What Is Optical Character Recognition?
Optical Character Recognition is a term used in the recruitment and staffing industry.
Why Optical Character Recognition Matters in Recruitment
A recruitment team processing 500 CVs manually per week loses approximately 12 hours of consultant time to document handling that delivers no direct value to the client or candidate. OCR technology eliminates that overhead by converting scanned or photographed documents into machine-readable text that ATS platforms can parse, search, and action automatically. The productivity gain is substantial, but so is the quality risk when the technology performs poorly: a CV where the candidate's name, contact details, and skills have been misread creates errors that propagate through the entire recruitment workflow.
In compliance-heavy staffing, OCR is equally important for right-to-work verification. Agencies processing large volumes of identity documents, passport scans, and proof of address need to extract and store the relevant data fields accurately to meet Home Office audit requirements. A misread passport number or a missed expiry date is not a minor administrative error; it is a potential civil penalty.

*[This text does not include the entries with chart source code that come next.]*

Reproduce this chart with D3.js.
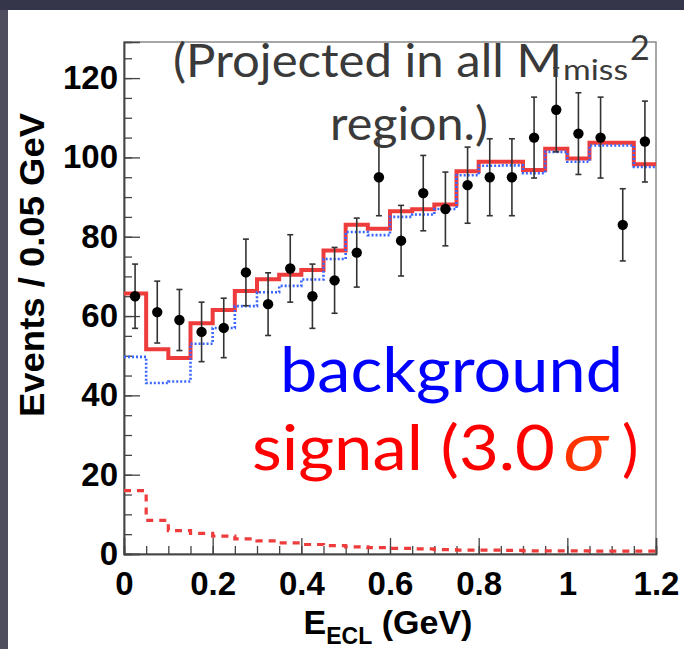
<!DOCTYPE html>
<html>
<head>
<meta charset="utf-8">
<script src="https://cdn.jsdelivr.net/npm/d3@7"></script>
<style>
  html, body { margin: 0; padding: 0; background: #36364a; }
  svg { display: block; }
</style>
</head>
<body>
<svg id="chart" width="684" height="649"></svg>
<script>
// ---------------- data ----------------
const binLow = [0, 0.05, 0.10, 0.15, 0.20, 0.25, 0.30, 0.35, 0.40, 0.45, 0.50, 0.55,
                0.60, 0.65, 0.70, 0.75, 0.80, 0.85, 0.90, 0.95, 1.00, 1.05, 1.10, 1.15];
const binWidth = 0.05;
const dataCounts = [65, 61, 59, 56, 57, 71, 63, 72, 65, 69, 76, 95,
                    79, 91, 87, 93, 95, 95, 105, 112, 106, 105, 83, 104];
const dataErrors = [8.1, 7.8, 7.7, 7.5, 7.5, 8.4, 7.9, 8.5, 8.1, 8.3, 8.7, 9.7,
                    8.9, 9.5, 9.3, 9.6, 9.7, 9.7, 10.2, 10.6, 10.3, 10.2, 9.1, 10.2];
const background = [49.7, 43.1, 43.5, 53.0, 57.0, 62.5, 66.0, 67.6, 69.2, 74.4, 81.2, 80.4,
                    85.0, 85.6, 87.0, 95.5, 97.9, 98.0, 96.0, 101.4, 98.9, 103.0, 103.0, 97.6];
const signal = [16, 8.5, 5.9, 5.2, 4.5, 3.8, 3.3, 2.8, 2.4, 2.1, 1.8, 1.6,
                1.4, 1.3, 1.1, 1.0, 1.0, 0.9, 0.8, 0.8, 0.8, 0.7, 0.7, 0.7];
const xTicks = [0, 0.2, 0.4, 0.6, 0.8, 1.0, 1.2];
const xTickLabels = ["0", "0.2", "0.4", "0.6", "0.8", "1", "1.2"];
const yTicks = [0, 20, 40, 60, 80, 100, 120];
const yTickLabels = ["0", "20", "40", "60", "80", "100", "120"];
const xDomain = [0, 1.2];
const yDomain = [0, 129.1];

// ---------------- layout ----------------
const svg = d3.select("#chart");
const W = 684, H = 649;
const plot = {left: 124, right: 656, top: 42, bottom: 554};

// slide background
svg.append("rect").attr("x", 0).attr("y", 0).attr("width", W).attr("height", H).attr("fill", "#36364a");
svg.append("rect").attr("x", 0).attr("y", 10).attr("width", 8).attr("height", H - 10).attr("fill", "#4e4e5e");
svg.append("rect").attr("x", 8).attr("y", 10).attr("width", W - 8).attr("height", H - 10).attr("fill", "#ffffff");

const x = d3.scaleLinear().domain(xDomain).range([plot.left, plot.right]);
const y = d3.scaleLinear().domain(yDomain).range([plot.bottom, plot.top]);

// frame
svg.append("rect")
  .attr("x", plot.left).attr("y", plot.top)
  .attr("width", plot.right - plot.left).attr("height", plot.bottom - plot.top)
  .attr("fill", "none").attr("stroke", "#8a8a8a").attr("stroke-width", 1.5);

// ---------------- axes ----------------
const xMinor = d3.range(0, 25).map(i => i * 0.05);  // tick positions every 0.05
const yMinor = d3.range(0, 26).map(i => i * 5);

const xAxisMinor = d3.axisBottom(x).tickValues(xMinor).tickSize(-8).tickFormat("");
const xAxisMajor = d3.axisBottom(x).tickValues(xTicks).tickSize(-16)
  .tickFormat((d, i) => xTickLabels[i]).tickPadding(22);
const yAxisMinor = d3.axisLeft(y).tickValues(yMinor.filter(v => v <= 129)).tickSize(-8).tickFormat("");
const yAxisMajor = d3.axisLeft(y).tickValues(yTicks).tickSize(-16)
  .tickFormat((d, i) => yTickLabels[i]).tickPadding(22);

function styleAxis(g) {
  g.select(".domain").attr("stroke", "#444").attr("stroke-width", 1.5);
  g.selectAll(".tick line").attr("stroke", "#444").attr("stroke-width", 1.3);
  g.selectAll("text").attr("fill", "#000")
    .style("font-family", "'Liberation Sans', Arial, Helvetica, sans-serif")
    .style("font-weight", "bold").style("font-size", "33px");
}
svg.append("g").attr("transform", `translate(0,${plot.bottom})`).call(xAxisMinor).call(styleAxis);
const gxM = svg.append("g").attr("transform", `translate(0,${plot.bottom})`).call(xAxisMajor).call(styleAxis);
gxM.selectAll(".tick text").attr("dy", null).attr("y", 41);
svg.append("g").attr("transform", `translate(${plot.left},0)`).call(yAxisMinor).call(styleAxis);
const gyM = svg.append("g").attr("transform", `translate(${plot.left},0)`).call(yAxisMajor).call(styleAxis);
gyM.selectAll(".tick text").attr("x", -6).attr("dy", "0.32em");

// ---------------- histograms ----------------
function stepPath(vals) {
  let p = "";
  vals.forEach((v, i) => {
    const x0 = x(binLow[i]), x1 = x(binLow[i] + binWidth), yy = y(v);
    p += (i === 0 ? "M" : "L") + x0 + "," + yy + "L" + x1 + "," + yy;
  });
  return p;
}
const total = background.map((b, i) => b + signal[i]);

svg.append("path").attr("d", stepPath(total))
  .attr("fill", "none").attr("stroke", "#ee3b3b").attr("stroke-width", 4);
svg.append("path").attr("d", stepPath(background))
  .attr("fill", "none").attr("stroke", "#3a66ff").attr("stroke-width", 2.6)
  .attr("stroke-dasharray", "2,2");
svg.append("path").attr("d", stepPath(signal))
  .attr("fill", "none").attr("stroke", "#ee3b3b").attr("stroke-width", 3.2)
  .attr("stroke-dasharray", "7,6");

// ---------------- data points ----------------
const pts = svg.append("g");
dataCounts.forEach((v, i) => {
  const cx = x(binLow[i] + binWidth / 2);
  const yt = y(v + dataErrors[i]), yb = y(v - dataErrors[i]);
  pts.append("line").attr("x1", cx).attr("x2", cx).attr("y1", yt).attr("y2", yb)
    .attr("stroke", "#333").attr("stroke-width", 1.6);
  pts.append("line").attr("x1", cx - 3).attr("x2", cx + 3).attr("y1", yt).attr("y2", yt)
    .attr("stroke", "#333").attr("stroke-width", 1.6);
  pts.append("line").attr("x1", cx - 3).attr("x2", cx + 3).attr("y1", yb).attr("y2", yb)
    .attr("stroke", "#333").attr("stroke-width", 1.6);
  pts.append("circle").attr("cx", cx).attr("cy", y(v)).attr("r", 5.2).attr("fill", "#000");
});

// ---------------- axis titles ----------------
const xt = svg.append("text").attr("x", 388).attr("y", 634)
  .attr("text-anchor", "middle")
  .style("font-family", "'Liberation Sans', Arial, Helvetica, sans-serif")
  .style("font-weight", "bold").style("font-size", "34px").attr("fill", "#000");
xt.append("tspan").text("E");
xt.append("tspan").attr("dy", 10).style("font-size", "23px").text("ECL");
xt.append("tspan").attr("dy", -10).text(" (GeV)");

svg.append("text")
  .attr("transform", "translate(44,265) rotate(-90)")
  .attr("text-anchor", "middle")
  .style("font-family", "'Liberation Sans', Arial, Helvetica, sans-serif")
  .style("font-weight", "bold").style("font-size", "35px").attr("fill", "#000")
  .attr("textLength", 304).attr("lengthAdjust", "spacingAndGlyphs")
  .text("Events / 0.05 GeV");

// ---------------- annotations ----------------
const gill = "Lato, 'Open Sans', 'Noto Sans', sans-serif";
svg.append("text").attr("x", 173).attr("y", 77)
  .style("font-family", gill).style("font-size", "46px").attr("fill", "#3a3a3a")
  .attr("textLength", 389).attr("lengthAdjust", "spacingAndGlyphs")
  .text("(Projected in all M");
svg.append("text").attr("x", 563).attr("y", 80)
  .style("font-family", gill).style("font-size", "29px").attr("fill", "#3a3a3a")
  .attr("textLength", 65).attr("lengthAdjust", "spacingAndGlyphs")
  .text("miss");
svg.append("text").attr("x", 630).attr("y", 60)
  .style("font-family", gill).style("font-size", "34px").attr("fill", "#3a3a3a")
  .text("2");
svg.append("text").attr("x", 330).attr("y", 140)
  .style("font-family", gill).style("font-size", "46px").attr("fill", "#3a3a3a")
  .attr("textLength", 158).attr("lengthAdjust", "spacingAndGlyphs")
  .text("region.)");

svg.append("text").attr("x", 280).attr("y", 392)
  .style("font-family", gill).style("font-size", "62px").attr("fill", "#0000ff")
  .attr("textLength", 343).attr("lengthAdjust", "spacingAndGlyphs")
  .text("background");
svg.append("text").attr("x", 252).attr("y", 470)
  .style("font-family", gill).style("font-size", "62px").attr("fill", "#ff0000")
  .attr("textLength", 303).attr("lengthAdjust", "spacingAndGlyphs")
  .text("signal (3.0");
svg.append("text").attr("x", 562).attr("y", 470)
  .style("font-family", "'Open Sans', 'DejaVu Sans', sans-serif").style("font-style", "italic")
  .style("font-size", "64px").attr("fill", "#ff3300")
  .attr("textLength", 46).attr("lengthAdjust", "spacingAndGlyphs")
  .text("σ");
svg.append("text").attr("x", 622).attr("y", 470)
  .style("font-family", gill).style("font-size", "62px").attr("fill", "#ff0000")
  .text(")");
</script>
</body>
</html>
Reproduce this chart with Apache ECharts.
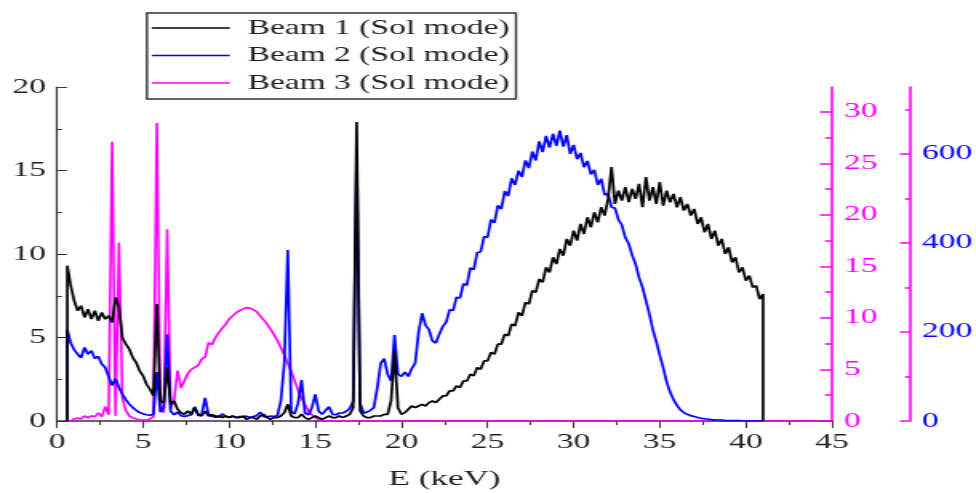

Understanding what OCR does well, where it struggles, and how to build quality controls around it is practical knowledge for any staffing operations manager procuring or configuring a technology stack.
How Optical Character Recognition Works
OCR is the process by which software analyses an image of text-based content, a scanned document, a photograph of a form, a PDF created from a scan rather than a live document, and converts what it sees into editable, searchable digital text. Early OCR systems compared pixel patterns against stored glyph libraries. Modern systems use machine learning models trained on large datasets of document images, which makes them significantly more accurate across varied fonts, handwriting styles, and document layouts.
In a recruitment context, OCR operates at two main points. The first is CV parsing: when a candidate submits a CV as a scanned image or a PDF with embedded images rather than searchable text, the ATS uses OCR to extract the content. The accuracy depends on the document quality, the font used, and whether the CV uses tables or multi-column layouts, which many OCR engines still struggle to sequence correctly. A CV with a complex two-column design may have the skills section read before the work history section, producing garbled output in the ATS.
The second point is compliance document processing. When workers submit identity verification documents, OCR can extract machine-readable zones from passports, read date fields from share codes, or pull employer name and dates from payslips. This accelerates onboarding and reduces manual data entry, but it requires a quality check step because document OCR accuracy decreases significantly with poor scan resolution, crumpled documents, or photographs taken in low light.
A compliance coordinator at a high-volume industrial staffing firm processes 80 new starter documents per day. Without OCR integration, each document requires manual data entry into the workforce management system. With OCR enabled in their onboarding platform, extracted fields are pre-populated for human review rather than human entry. The coordinator's role shifts from data input to data verification, cutting average processing time per starter from eleven minutes to three.
OCR vs AI Resume Parsing
OCR converts image-based documents into text. AI resume parsing takes that text (or text already in digital form) and interprets its meaning, categorising content into structured fields like job title, employer, date range, and skill. OCR is a prerequisite for parsing scanned documents; parsing is what makes the extracted text useful. Many modern recruitment platforms combine both steps in a single pipeline, but they are technically distinct processes with different failure modes.
Optical Character Recognition in Practice
A resourcing manager at a national healthcare staffing agency integrates an OCR-enabled document processing tool into its compliance workflow for nursing and allied health candidates. The tool extracts registration numbers from NMC pin letter images, reads expiry dates from DBS certificates, and pre-fills the candidate's identity fields from passport scans. A post-OCR human review step catches the 4% of extractions with confidence scores below threshold. Overall compliance document processing time falls by 61%, and the agency passes its next audit with zero right-to-work documentation discrepancies.